I remember reading this poem “The scarecrow” by Walter De La Mare back in school.
Analysis of “The scarecrow” by Walter De La Mare
This poem presents an extended metaphor. The scarecrow, an otherwise lifeless object is personified to show the resilience and perseverance during the harsh winter. The winter’s bleakness gives way to spring which promises renewal. The spring rejuvenates everything. The winter’s desolation goes away and there is this certain aura of birth, rebirth and happiness.
The scarecrow amidst all this stands as the silent guardian, stoically enduring everything hoping for a new life. A life where he is happy. The spring transforms the scarecrow from a snow-covered figure in winters to a watchful sentinel. This transformation shows the cyclical nature of seasons and the indomitable spirit that triumphs and tower above everything else.
This piece is rather straightforward for Walter’s style and as compared to his other works this poem is very simple and direct. Using the sensory experiences of the scarecrow and his views about nature and his surroundings, the poem wonderfully captures the rural agricultural lifestyle where everything relies on the seasonal cycle for sustenance.

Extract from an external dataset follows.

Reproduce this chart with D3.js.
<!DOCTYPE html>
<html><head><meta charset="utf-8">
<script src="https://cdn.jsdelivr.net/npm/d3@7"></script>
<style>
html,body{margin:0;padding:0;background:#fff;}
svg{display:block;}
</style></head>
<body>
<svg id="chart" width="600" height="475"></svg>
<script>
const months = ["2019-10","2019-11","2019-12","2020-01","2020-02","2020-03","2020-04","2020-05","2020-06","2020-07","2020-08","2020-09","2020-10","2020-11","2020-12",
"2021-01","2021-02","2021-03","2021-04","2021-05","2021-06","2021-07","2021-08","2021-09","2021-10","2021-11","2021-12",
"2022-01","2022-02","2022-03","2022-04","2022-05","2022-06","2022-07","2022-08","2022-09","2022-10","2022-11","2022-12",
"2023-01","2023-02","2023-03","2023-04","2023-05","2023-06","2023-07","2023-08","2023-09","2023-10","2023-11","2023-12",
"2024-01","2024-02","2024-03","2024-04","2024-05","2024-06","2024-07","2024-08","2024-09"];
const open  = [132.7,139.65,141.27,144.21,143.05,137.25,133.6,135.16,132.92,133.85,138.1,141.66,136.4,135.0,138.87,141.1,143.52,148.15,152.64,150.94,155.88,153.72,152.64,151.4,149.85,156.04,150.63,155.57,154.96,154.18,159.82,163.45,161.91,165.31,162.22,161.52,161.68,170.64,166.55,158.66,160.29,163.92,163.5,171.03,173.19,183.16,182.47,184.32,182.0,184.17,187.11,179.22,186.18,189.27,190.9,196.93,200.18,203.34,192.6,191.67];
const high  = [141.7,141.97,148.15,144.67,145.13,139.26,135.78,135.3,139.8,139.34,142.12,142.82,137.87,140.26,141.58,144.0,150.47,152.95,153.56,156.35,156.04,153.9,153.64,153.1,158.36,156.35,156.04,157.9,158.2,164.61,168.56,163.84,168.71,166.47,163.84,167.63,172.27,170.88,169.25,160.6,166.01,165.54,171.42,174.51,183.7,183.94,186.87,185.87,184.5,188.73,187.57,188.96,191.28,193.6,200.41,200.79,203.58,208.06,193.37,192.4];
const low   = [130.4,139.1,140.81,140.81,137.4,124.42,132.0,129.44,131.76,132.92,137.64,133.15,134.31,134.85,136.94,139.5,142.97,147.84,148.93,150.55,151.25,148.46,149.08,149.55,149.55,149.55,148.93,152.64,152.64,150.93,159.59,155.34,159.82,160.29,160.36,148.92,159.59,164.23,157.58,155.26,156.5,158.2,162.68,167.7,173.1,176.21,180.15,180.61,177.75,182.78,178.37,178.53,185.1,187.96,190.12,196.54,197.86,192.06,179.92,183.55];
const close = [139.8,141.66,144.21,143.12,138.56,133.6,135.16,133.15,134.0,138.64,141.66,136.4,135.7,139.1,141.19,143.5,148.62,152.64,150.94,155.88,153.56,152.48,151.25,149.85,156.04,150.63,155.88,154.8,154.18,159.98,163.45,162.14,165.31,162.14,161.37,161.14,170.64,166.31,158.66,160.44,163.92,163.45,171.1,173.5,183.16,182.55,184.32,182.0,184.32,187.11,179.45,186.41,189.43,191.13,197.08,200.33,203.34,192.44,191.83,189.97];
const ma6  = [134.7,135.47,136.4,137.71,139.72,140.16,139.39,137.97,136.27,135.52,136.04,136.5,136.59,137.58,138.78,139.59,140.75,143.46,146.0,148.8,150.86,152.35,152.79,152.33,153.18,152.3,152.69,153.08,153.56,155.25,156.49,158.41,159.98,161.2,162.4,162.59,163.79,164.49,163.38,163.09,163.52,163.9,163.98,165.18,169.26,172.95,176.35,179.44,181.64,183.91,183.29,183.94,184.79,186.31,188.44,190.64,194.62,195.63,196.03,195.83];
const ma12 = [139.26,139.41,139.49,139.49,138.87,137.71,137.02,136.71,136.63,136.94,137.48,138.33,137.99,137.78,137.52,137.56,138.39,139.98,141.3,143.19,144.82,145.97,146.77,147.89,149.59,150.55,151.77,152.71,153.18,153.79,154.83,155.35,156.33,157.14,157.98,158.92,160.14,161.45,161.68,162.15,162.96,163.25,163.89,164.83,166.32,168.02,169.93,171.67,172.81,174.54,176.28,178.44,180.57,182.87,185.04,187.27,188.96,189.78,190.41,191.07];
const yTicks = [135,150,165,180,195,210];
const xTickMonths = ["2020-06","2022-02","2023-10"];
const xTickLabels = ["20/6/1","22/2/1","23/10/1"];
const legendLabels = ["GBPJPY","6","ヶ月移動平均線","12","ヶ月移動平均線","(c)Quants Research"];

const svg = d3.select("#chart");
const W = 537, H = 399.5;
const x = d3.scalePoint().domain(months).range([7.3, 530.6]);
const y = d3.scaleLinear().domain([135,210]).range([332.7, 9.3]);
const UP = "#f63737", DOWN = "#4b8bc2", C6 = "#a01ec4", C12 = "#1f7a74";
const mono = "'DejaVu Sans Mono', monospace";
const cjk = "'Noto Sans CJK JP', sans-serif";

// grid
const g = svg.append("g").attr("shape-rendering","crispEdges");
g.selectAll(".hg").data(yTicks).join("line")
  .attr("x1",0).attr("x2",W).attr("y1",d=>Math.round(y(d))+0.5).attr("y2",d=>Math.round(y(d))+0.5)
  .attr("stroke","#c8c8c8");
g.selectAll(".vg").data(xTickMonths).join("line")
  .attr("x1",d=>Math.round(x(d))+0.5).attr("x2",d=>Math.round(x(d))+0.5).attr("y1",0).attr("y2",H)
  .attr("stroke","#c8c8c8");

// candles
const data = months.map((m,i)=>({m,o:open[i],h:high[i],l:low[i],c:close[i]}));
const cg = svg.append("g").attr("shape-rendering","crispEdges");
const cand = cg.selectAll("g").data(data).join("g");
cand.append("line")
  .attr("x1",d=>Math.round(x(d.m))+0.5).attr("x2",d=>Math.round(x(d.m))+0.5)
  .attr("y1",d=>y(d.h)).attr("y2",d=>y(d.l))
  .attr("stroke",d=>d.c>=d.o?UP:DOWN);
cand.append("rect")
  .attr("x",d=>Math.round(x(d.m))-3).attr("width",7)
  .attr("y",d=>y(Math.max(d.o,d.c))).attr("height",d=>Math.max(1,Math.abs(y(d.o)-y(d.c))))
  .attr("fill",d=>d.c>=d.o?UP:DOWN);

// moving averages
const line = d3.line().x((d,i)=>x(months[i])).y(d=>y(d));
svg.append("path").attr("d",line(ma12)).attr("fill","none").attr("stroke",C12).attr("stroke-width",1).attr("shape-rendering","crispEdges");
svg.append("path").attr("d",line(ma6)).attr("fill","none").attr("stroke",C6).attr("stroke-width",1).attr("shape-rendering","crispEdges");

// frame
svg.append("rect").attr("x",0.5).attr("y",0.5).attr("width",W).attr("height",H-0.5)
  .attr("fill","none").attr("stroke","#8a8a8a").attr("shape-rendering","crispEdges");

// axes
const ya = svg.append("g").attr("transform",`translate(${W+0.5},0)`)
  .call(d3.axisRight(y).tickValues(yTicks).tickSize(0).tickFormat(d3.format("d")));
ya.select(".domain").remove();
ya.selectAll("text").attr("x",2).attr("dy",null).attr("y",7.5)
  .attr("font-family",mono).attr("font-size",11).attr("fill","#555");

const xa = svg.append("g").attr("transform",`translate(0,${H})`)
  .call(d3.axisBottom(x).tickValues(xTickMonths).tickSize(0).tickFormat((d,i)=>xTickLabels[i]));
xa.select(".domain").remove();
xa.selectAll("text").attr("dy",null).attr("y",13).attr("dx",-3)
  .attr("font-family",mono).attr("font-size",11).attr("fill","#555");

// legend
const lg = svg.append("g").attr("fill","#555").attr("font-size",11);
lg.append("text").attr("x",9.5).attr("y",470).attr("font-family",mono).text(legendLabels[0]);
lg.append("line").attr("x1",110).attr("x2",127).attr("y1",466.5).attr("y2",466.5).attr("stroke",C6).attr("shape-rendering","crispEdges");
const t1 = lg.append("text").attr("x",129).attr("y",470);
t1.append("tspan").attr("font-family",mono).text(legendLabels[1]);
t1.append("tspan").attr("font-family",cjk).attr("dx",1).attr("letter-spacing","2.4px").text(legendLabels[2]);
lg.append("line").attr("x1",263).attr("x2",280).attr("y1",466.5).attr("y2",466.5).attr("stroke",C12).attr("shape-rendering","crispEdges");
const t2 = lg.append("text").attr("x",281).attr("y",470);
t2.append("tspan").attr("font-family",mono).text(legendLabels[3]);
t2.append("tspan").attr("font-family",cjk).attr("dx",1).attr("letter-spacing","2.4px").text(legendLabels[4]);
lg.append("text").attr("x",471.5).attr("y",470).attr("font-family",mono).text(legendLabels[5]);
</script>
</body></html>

Personal Experience After Reading “The Scarecrow”
The poem captures the pain, the loneliness of a scarecrow. He who serves his master, his man but is never acknowledged. He has acres of land to call his home but no person to call his own. He stands there alone in that vastness, fighting seasons, guarding the empty as well as “a sea of sun begotten grain”.
I must have been in third grade or so and the poem enticed a certain gloom in me. I remember going back to my village that summer and ask my gammy to take me to the wheat fields. At first my demands were ignored completely and everyone refused saying it’s not a place for you, you’ll find snakes and rats there.
Now knowing this, I felt even more compelled to meet the scarecrow and soon my gammy gave in and I was taken to the field tour one day with gampy. I can’t tell you how ecstatic I was to find so many scarecrows together. There was at least one in every field. They all were standing there with their heads hanging from their thin shoulders.
I wanted to go near to them, to feel them, to touch them. The exact reason why I wanted to do that was not clear to me that time but I had remembered my teacher say, “The scarecrow is lonely and sad.” while she was explaining the poem in class.
Now I know. I guess I wanted to touch him to make him feel seen and loved and acknowledged and give that inanimate object a sense of belongingness. In my eyes, he was a living breathing being, with lonely arms and empty heart.
The void in his eyes were like a black hole, attracting me towards it. I remember leaving the field howling and throwing fits, as my gampy carried me home in his arms.
The poem has stayed with me ever since with that familiar ache where I see myself failing to give comfort to someone who needs it.
Idk why, today when I sat to make a post, I felt that same familiar ache return. I looked for it and found it just a click away.
Reading it again, brought back those memories of an innocent child that wanted to give comfort to a scarecrow. Funny enough yeah… But that’s just me!